Nigeria on Sunday awaited results from its presidential election, as civil society groups warned that disorganisation and violence may have undermined the polls.
Results from Saturday’s vote were expected to trickle in to Abuja after being collated at the state and local levels.
Mahmood Yakubu, chairman of the INEC election commission, will officially declare the outcome in the coming days.
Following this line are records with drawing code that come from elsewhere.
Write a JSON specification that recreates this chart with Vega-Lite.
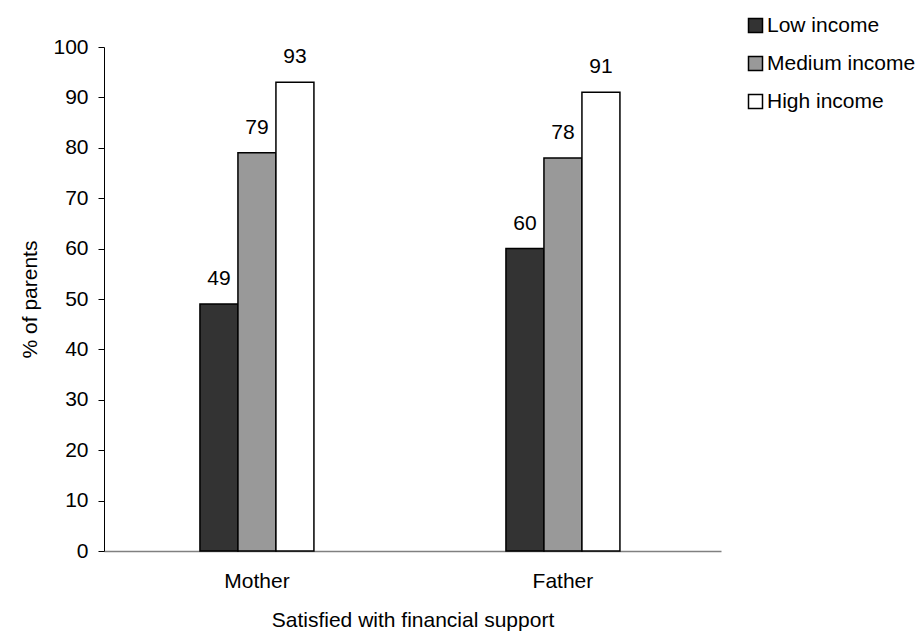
{
  "$schema": "https://vega.github.io/schema/vega-lite/v6.json",
  "autosize": "none",
  "padding": {"left": 104, "top": 47, "right": 201, "bottom": 84},
  "width": 617,
  "height": 504,
  "background": "white",
  "config": {
    "view": {"stroke": null},
    "font": "Liberation Sans",
    "text": {"font": "Liberation Sans"}
  },
  "data": {
    "values": [
      {"parent": "Mother", "income": "Low income", "pct": 49},
      {"parent": "Mother", "income": "Medium income", "pct": 79},
      {"parent": "Mother", "income": "High income", "pct": 93},
      {"parent": "Father", "income": "Low income", "pct": 60},
      {"parent": "Father", "income": "Medium income", "pct": 78},
      {"parent": "Father", "income": "High income", "pct": 91}
    ]
  },
  "encoding": {
    "x": {
      "field": "parent",
      "type": "nominal",
      "sort": ["Mother", "Father"],
      "scale": {"paddingInner": 0.6275, "paddingOuter": 0.3219, "align": 0.487},
      "axis": {
        "title": "Satisfied with financial support",
        "labelAngle": 0,
        "labelFontSize": 21,
        "labelColor": "black",
        "labelPadding": 19,
        "ticks": false,
        "domainColor": "#808080",
        "domainWidth": 1.5,
        "titleFontSize": 21,
        "titleFontWeight": "normal",
        "titleColor": "black",
        "titlePadding": 18
      }
    },
    "xOffset": {
      "field": "income",
      "type": "nominal",
      "sort": ["Low income", "Medium income", "High income"],
      "scale": {"paddingInner": 0, "paddingOuter": 0}
    },
    "y": {
      "field": "pct",
      "type": "quantitative",
      "scale": {"domain": [0, 100], "nice": false},
      "axis": {
        "title": "% of parents",
        "values": [0, 10, 20, 30, 40, 50, 60, 70, 80, 90, 100],
        "grid": false,
        "labelFontSize": 21,
        "labelColor": "black",
        "labelPadding": 10,
        "tickSize": 6,
        "tickColor": "black",
        "domainColor": "black",
        "titleFontSize": 21,
        "titleFontWeight": "normal",
        "titleColor": "black",
        "titlePadding": 12
      }
    }
  },
  "layer": [
    {
      "mark": {"type": "bar", "stroke": "black", "strokeWidth": 1.5},
      "encoding": {
        "fill": {
          "field": "income",
          "type": "nominal",
          "scale": {
            "domain": ["Low income", "Medium income", "High income"],
            "range": ["#333333", "#999999", "#ffffff"]
          },
          "legend": {
            "title": null,
            "orient": "none",
            "legendX": 641,
            "legendY": -32,
            "symbolType": "square",
            "symbolSize": 196,
            "symbolStrokeColor": "black",
            "symbolStrokeWidth": 1.5,
            "labelFontSize": 21,
            "labelColor": "black",
            "labelOffset": 1,
            "rowPadding": 16
          }
        }
      }
    },
    {
      "mark": {"type": "text", "fontSize": 21, "color": "black", "baseline": "alphabetic", "dy": -19},
      "encoding": {
        "text": {"field": "pct", "type": "quantitative"}
      }
    }
  ]
}
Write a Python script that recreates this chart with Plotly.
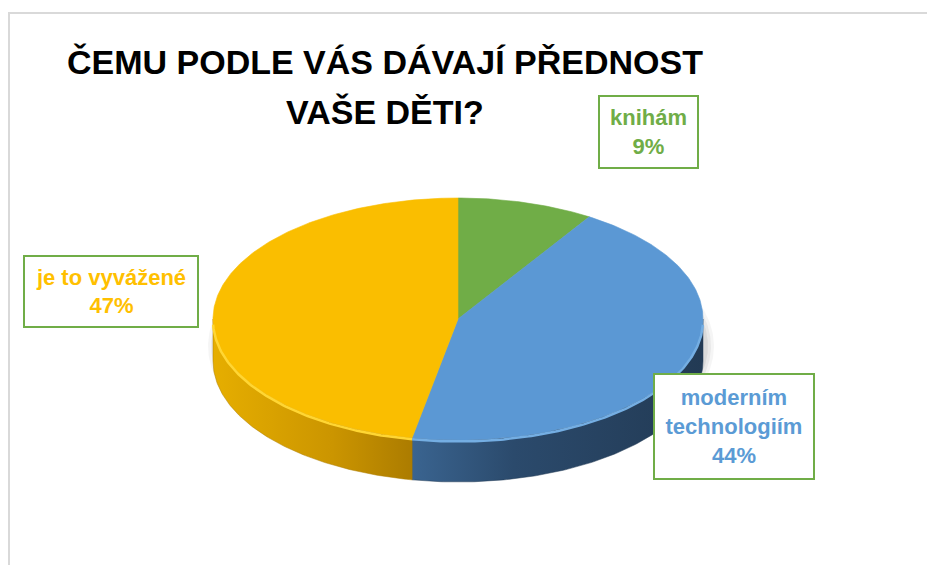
import numpy as np
import plotly.graph_objects as go

# ---------------- data ----------------
categories = ["knihám", "moderním technologiím", "je to vyvážené"]
values = [9, 44, 47]
label_names = ["knihám", "moderním<br>technologiím", "je to vyvážené"]
title_lines = ["ČEMU PODLE VÁS DÁVAJÍ PŘEDNOST", "VAŠE DĚTI?"]

# ---------------- styles ----------------
top_colors = ["#70AD47", "#5B98D4", "#FABE00"]
text_colors = ["#70AD47", "#5B9BD5", "#FFC000"]
side_scales = [
    [[0, "#4E7A32"], [1, "#3A5C25"]],
    [[0, "#3A6490"], [0.35, "#2B4A6C"], [1, "#223A54"]],
    [[0, "#E6AE00"], [0.6, "#CB9500"], [1, "#AC7C00"]],
]
rim_colors = ["#8CC866", "#74AEE3", "#FFD633"]

# pixel-mapped geometry of the tilted pie (screen pixels)
CX, CY, A, B, DEPTH = 458, 319, 245, 121, 42

# label box centres and sizes (screen pixels)
label_boxes = [
    (648.5, 132, 101, 74),
    (734, 426.5, 162, 107),
    (111, 291.5, 176, 73),
]

# page body margin offset (the figure sits 8px from the page corner)
OFF = 8

total = float(sum(values))
ends = np.cumsum(values) / total * 360.0
starts = np.concatenate([[0.0], ends[:-1]])


def arc(t0, t1, dy=0.0, n=None):
    if n is None:
        n = max(int(abs(t1 - t0) * 1.5), 4)
    t = np.radians(np.linspace(t0, t1, n))
    return CX + A * np.sin(t), CY - B * np.cos(t) + dy


fig = go.Figure()

# soft shadow under the pie
for k, alpha in enumerate([0.04, 0.05, 0.06]):
    g = 8 - 3 * k
    base = CY + DEPTH * 0.55 + 4
    xs, ys = arc(0, 360, dy=DEPTH * 0.55 + 4)
    xs = CX + 3 + (xs - CX) * (A + g) / A
    ys = base + (ys - base) * (B + g) / B
    fig.add_trace(go.Scatter(x=xs, y=ys, fill="toself", mode="lines",
                             line=dict(width=0), fillcolor=f"rgba(0,0,0,{alpha})",
                             hoverinfo="skip", showlegend=False))

# side walls (front half only)
for i in range(len(values)):
    lo, hi = max(starts[i], 90.0), min(ends[i], 270.0)
    if lo >= hi:
        continue
    xt, yt = arc(lo, hi)
    xb, yb = arc(hi, lo, dy=DEPTH)
    xs = np.concatenate([xt, xb, xt[:1]])
    ys = np.concatenate([yt, yb, yt[:1]])
    fig.add_trace(go.Scatter(
        x=xs, y=ys, fill="toself", mode="lines",
        line=dict(width=0.5, color=side_scales[i][-1][1]),
        fillgradient=dict(type="horizontal", colorscale=side_scales[i]),
        hoverinfo="skip", showlegend=False))

# top faces
for i in range(len(values)):
    xa, ya = arc(starts[i], ends[i])
    xs = np.concatenate([[CX], xa, [CX]])
    ys = np.concatenate([[CY], ya, [CY]])
    fig.add_trace(go.Scatter(
        x=xs, y=ys, fill="toself", mode="lines",
        line=dict(width=0.6, color=top_colors[i]), fillcolor=top_colors[i],
        name=categories[i],
        text=[f"{categories[i]}: {values[i]}%"] * len(xs),
        hoveron="fills", hoverinfo="text", showlegend=False))

# bevel highlight along the front rim
for i in range(len(values)):
    lo, hi = max(starts[i], 92.0), min(ends[i], 268.0)
    if lo >= hi:
        continue
    xs, ys = arc(lo, hi, dy=1.5)
    fig.add_trace(go.Scatter(x=xs, y=ys, mode="lines",
                             line=dict(width=2.5, color=rim_colors[i]),
                             hoverinfo="skip", showlegend=False))

# data labels
annotations = []
for i in range(len(values)):
    bx, by, bw, bh = label_boxes[i]
    annotations.append(dict(
        x=bx, y=by, xref="x", yref="y", xanchor="center", yanchor="middle",
        text=f"<b>{label_names[i]}<br>{values[i]}%</b>", showarrow=False,
        font=dict(family="Liberation Sans, Arial, sans-serif", size=22,
                  color=text_colors[i]),
        align="center", valign="middle",
        bgcolor="white", bordercolor="#70AD47", borderwidth=2, borderpad=0,
        width=bw - 4, height=bh - 4))

# title (two centred lines)
for line, yy in zip(title_lines, [62, 112]):
    annotations.append(dict(
        x=385, y=yy, xref="x", yref="y", xanchor="center", yanchor="middle",
        text=f"<b>{line}</b>", showarrow=False,
        font=dict(family="Liberation Sans, Arial, sans-serif", size=34,
                  color="black")))

fig.update_layout(
    width=935, height=565,
    margin=dict(l=0, r=0, t=0, b=0),
    paper_bgcolor="white", plot_bgcolor="white",
    xaxis=dict(range=[OFF, 935 + OFF], visible=False, fixedrange=True),
    yaxis=dict(range=[565 + OFF, OFF], visible=False, fixedrange=True),
    annotations=annotations,
    shapes=[dict(type="rect", xref="x", yref="y", x0=9, y0=13, x1=960, y1=600,
                 line=dict(color="#D9D9D9", width=2), layer="below")],
    showlegend=False,
)

fig.write_html("out.html")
But both sides have already claimed victory.
An aide to President Muhammadu Buhari, seeking re-election, described the incoming results as “so overwhelming… #BuhariIsWinning!”, tweeted Bashir Ahmad.
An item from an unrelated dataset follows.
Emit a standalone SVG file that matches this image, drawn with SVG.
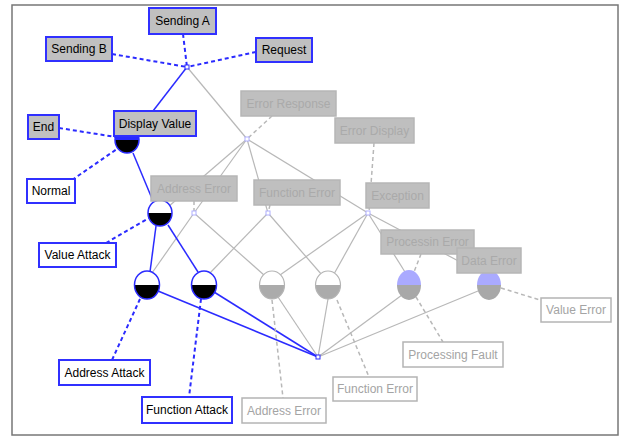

The media team for Buhari’s main opponent said the INEC should “immediately announce results as delivered from the polling units and declare the people’s candidate, Atiku Abubakar, the winner”.
Yakubu, however, told reporters: “Only the Independent National Electoral Commission can tally figures, announce results and declare winners.”
Whoever becomes the next leader of Africa’s most populous country and leading oil producer faces a daunting to-do list, from tackling widespread insecurity and endemic corruption to boosting an economy recovering from months of recession.
INEC said it was “generally satisfied” with the vote, even though polling stretched into Saturday evening in areas where voter card machines failed and materials arrived late.
Some affected polling units in six of Nigeria’s 36 states and the Federal Capital Territory of Abuja even saw voting on Sunday.
A coalition of more than 70 civil society groups monitoring the vote reported 16 deaths from election-linked violence in eight states. Others gave a higher toll.
Nigeria’s last election in 2015 was widely seen as the freest and fairest since the country returned to democracy in 1999 after decades of military rule.
But Idayat Hassan of the Centre for Democracy and Development (CDD in Abuja said this year’s bloodshed and malfunctions were a setback.
“This election was a serious deterioration from 2015,” she told AFP. “What we now expect from a credible, free and fair election was not there.”
Despite both sides’ bullishness, it was difficult to assess from unofficial results announced at individual polling stations who was in the lead.
But there were snapshots of each candidate’s performance: Abubakar, for example, failed to win the polling station where he voted in Yola, capital of his home state Adamawa.
Buhari personally cast a ballot in his hometown of Daura in the northwest state of Katsina, but lost the polling unit set up at the presidential villa in the capital, Abuja.
The election was originally set for February 16, but the INEC announced a week-long delay just hours before voting was due to begin, angering voters who had already travelled home to participate.
The delay saw the main parties accuse each other of conspiring with the INEC to rig the result, although neither has produced evidence.
Hours before voting began, Boko Haram’s Islamic State (ISIS backed faction launched a rocket attack on the northeastern city of Maiduguri that killed one soldier.
In Rivers state, in the oil-rich southern Niger Delta region, the army said soldiers killed six “hoodlums” in clashes.
Yakubu said one election volunteer was killed by a stray bullet in Rivers, where some INEC staff and even police were held hostage. They were all released unharmed, he added.
Other election staff were attacked in the southern state of Akwa Ibom and Kogi in the north central region.
There were reports of ballot-snatching, vote-buying and violence elsewhere, including in the southwestern state of Lagos.
Abiodun Baiyewu, director of Global Rights Nigeria, a civil society group monitoring the vote, said INEC and the security forces could have done more to ensure voters’ safety.
“INEC needed to have a communication plan with security but we found that this was lacking and security was ineffective,” he added.
A total of 72.7 million people with voter identity cards were eligible to vote in Saturday’s polls. Parliamentary elections were held at the same time.
In 2015, former military ruler Buhari became the first opposition candidate in Nigerian history to defeat a sitting president, beating Goodluck Jonathan by 2.5 million votes.
Buhari has again vowed to be tough on insecurity and corruption, and wants to complete much-needed infrastructure projects.
Abubakar is a pro-business free marketeer whose main pledges have been to privatise giant state-run companies and float the embattled naira currency.
Nigerian elections have previously been characterised by voting along ethnic and religious lines.
But with Buhari and Abubakar both Muslims from the north, that could split the northern vote, making southern states a key battleground.
In order to win the presidency in the first-round poll, the winner needs not only to receive a majority of the votes, but also at least 25% of the votes in two-thirds of the 36 states plus the Abuja capital territory.